PERSPECTIVE: Port District Exposes Its Underbelly in Censuring NC Commissioner
By Arturo Castañares
The San Diego Unified Port District is the most powerful local agency most San Diegans have never heard of, yet they control some of the region’s most valuable land along the Bayfront.
This week, the Port jumped into the spotlight by releasing a proposed resolution to be considered at Tuesday’s meeting which sets out to censure one of its own Commissioners.
The seven-member Board of Commissioners is made up of political appointees selected by the Mayors and City Councils of the five port cities: Three Commissioners appointed by San Diego, and one Commissioner from each city of Imperial Beach, Coronado, Chula Vista, and National City.
Together, the Port controls all of the land along San Diego’s Bayfront, including Seaport Village, the Convention Center, Bayfront hotels, the marine terminals, and the Embarcadero, as well as the Pacific Ocean coast of the City of Imperial Beach.
Established in 1962 by state law, the Unified Port District combined the previously existing San Diego Harbor Commission created in 1919 and the even older Port of National City, which at the time had more valuable port operations than San Diego.
But since then, the Port has become a political and economic powerhouse albeit the public has no idea who runs it and how they operate.
This week, the internal politics of the Port Board spilled into the public when, on Monday, the Port released its agenda for its Tuesday meeting that included a draft resolution to censure Sandy Naranjo, National City’s appointed Commissioner.
The resolution outlines vague reasons for punishing one of its Commissioners, using language like “personal violations of the Brown Act”, “breached her duty of care”, and “breached her duty of full disclosure” as justifications.
But neither Naranjo nor other Commissioners have been shown any evidence of her alleged transpasses, nor was she even notified in advance of the draft resolution until the public agenda was posted 24 hours before the proposed meeting.

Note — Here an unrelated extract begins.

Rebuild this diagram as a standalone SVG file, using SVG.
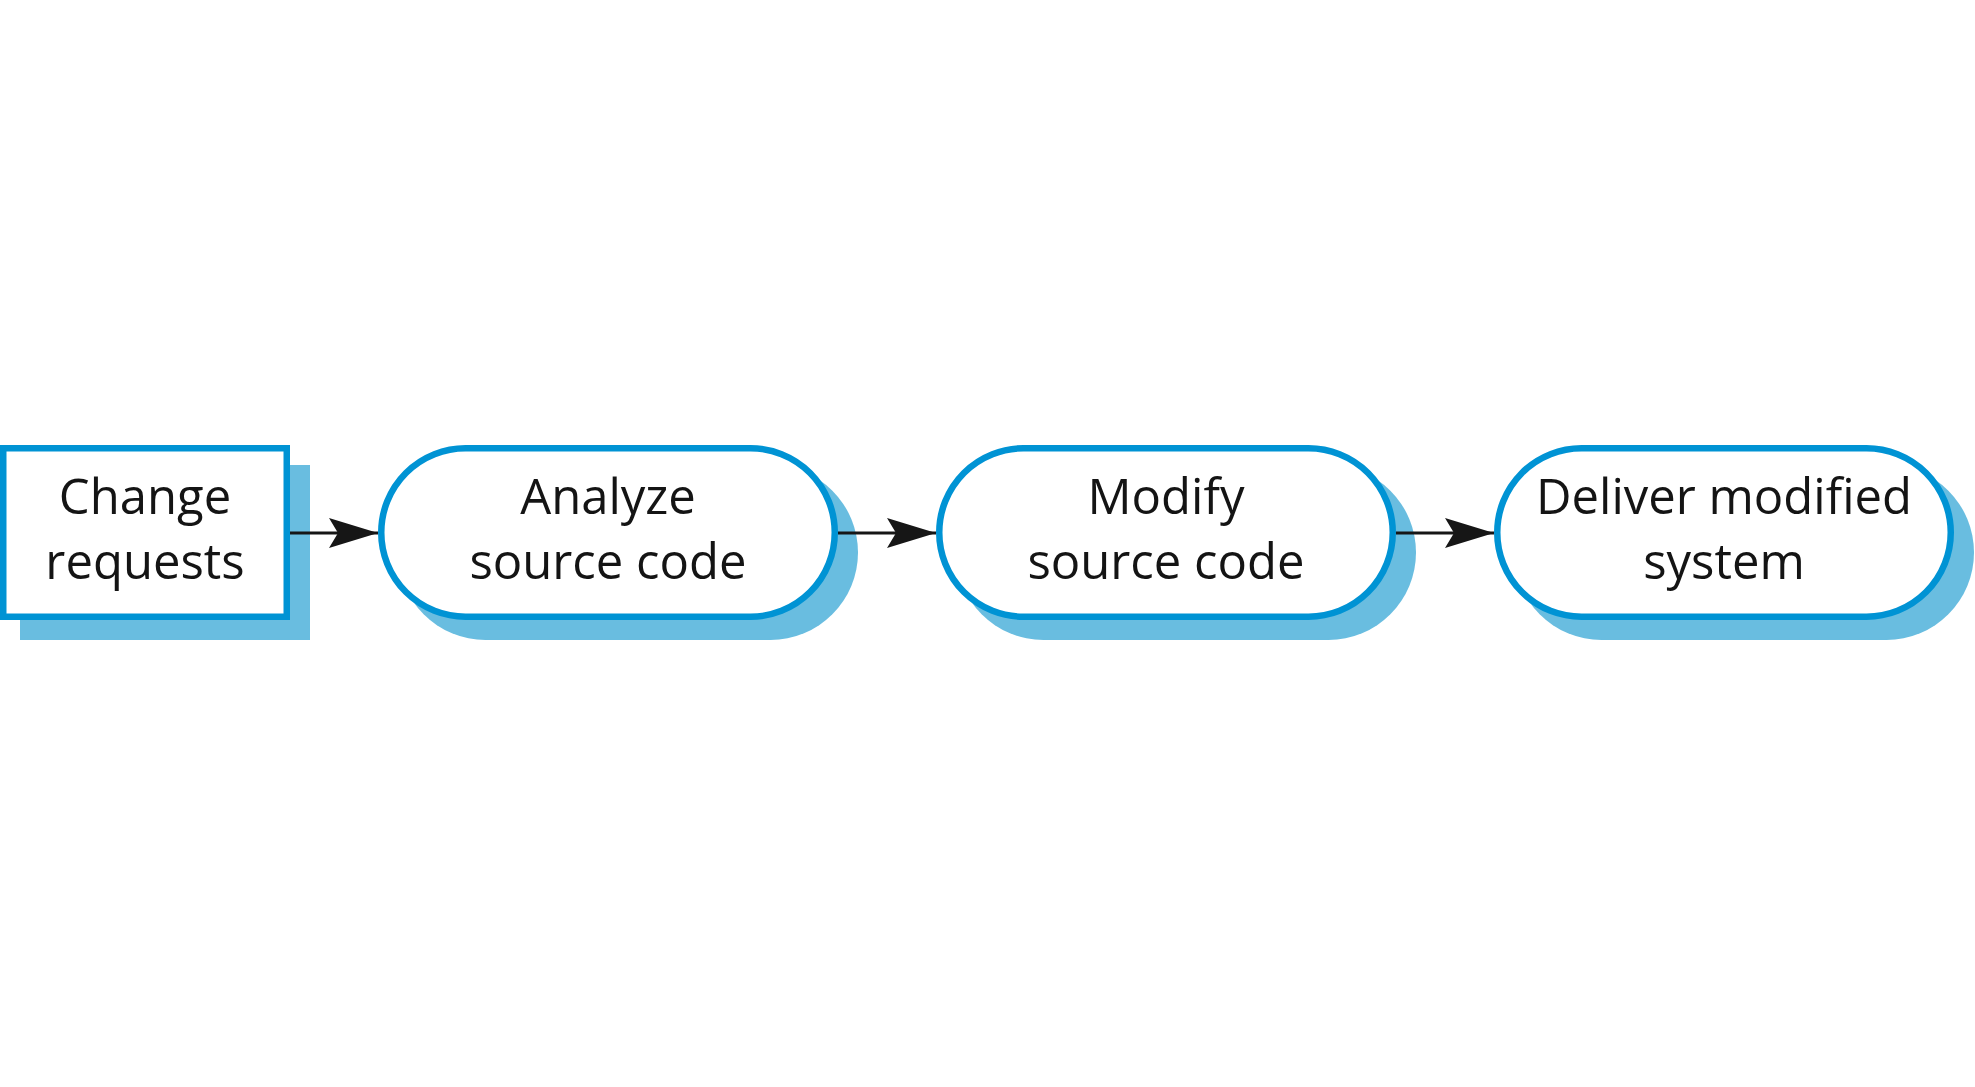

Naranjo was appointed to the Port Board in January 2021 by then-National City Mayor Alejandra Sotelo-Solis, who lost her re-election campaign in November after being challenged by two of her Council colleagues.
An experienced labor and environmental advocate, Naranjo soon began asking tough questions of the Port Board and staff, a sure way to make yourself unwelcome in what has long been perceived as a good ol’ boys club.
No one, including Naranjo, has yet described publicly the details of what led to this very rare public rebuke of one of its own members, but no evidence has been offered either.
In July, the Port Board put its President and CEO Joe Stuyvesant on administrative leave for “undisclosed reasons” and the Board appointed its retired President to fill in for the time being, but no one explained the reasons for the turmoil, citing confidentiality required in personnel matters.
But during the closed session vote to suspend Stuyvesant and appoint an interim President, Naranjo recused herself by saying she “may be a witness to some of the events that will be discussed in closed session.”
Now, just two months later, the remaining Commissioners will consider publicly chastising one of their colleagues, remove her from their Executive Committee where she is currently the Vice-Chair, and derail her expected ascention to the Port’s Chairmanship next year.
The proposed resolution also states that she would be restricted from “speaking alone with any District employee in her scope and authority as a Commissioner,” thereby eviscerating her ability to represent the interests of National City on the Port Board.
If the Port Board takes the proposed action, they will basically be forcing the elected officials of National City to replace Naranjo in order to have a fully empowered representative on the Board.
But so far, no evidence has been disclosed to warrant the allegations made against Commissioner Naranjo and both she and the public deserve a full accounting of the details that led to this very public rebuke.
Port District Commissioners are public servants, appointed by elected officials to represent the public’s interests. The Commissioners are empowered to make decisions on important economic and social programs conducted on our valuable waterfront land held in trust for the benefit of the public.
Commissioners should be held accountable for their actions but they are also required to act with full disclosure to the public.
The moves being orchestrated against Naranjo are serious and carry a public stigma of wrongdoing even before any evidence has been presented.
The residents and voters of National City elected a Mayor and Councilmembers who in turn selected their representative to serve on the Port District. Only the City Council of National City should decide who serves on their behalf, not to have their hand forced by the other Commissioners.
Sandy Naranjo and National City deserve to have all of the details made public and to have an opportunity to confront and discuss whatever evidence may exist before the Board takes any action.
We call on the entire San Diego Unified Port Board of Commissioners to fully explain the allegations against Naranjo and to make their case to the public that actions should be taken against her.
No more hiding behind closed doors and using innuendoes that can damage someone’s credibility without the ability to properly defend against them.
The public should watch today’s 3:00 pm meeting to help ensure full transparency and accountability as one of our important government agencies exercises power granted on behalf of the people.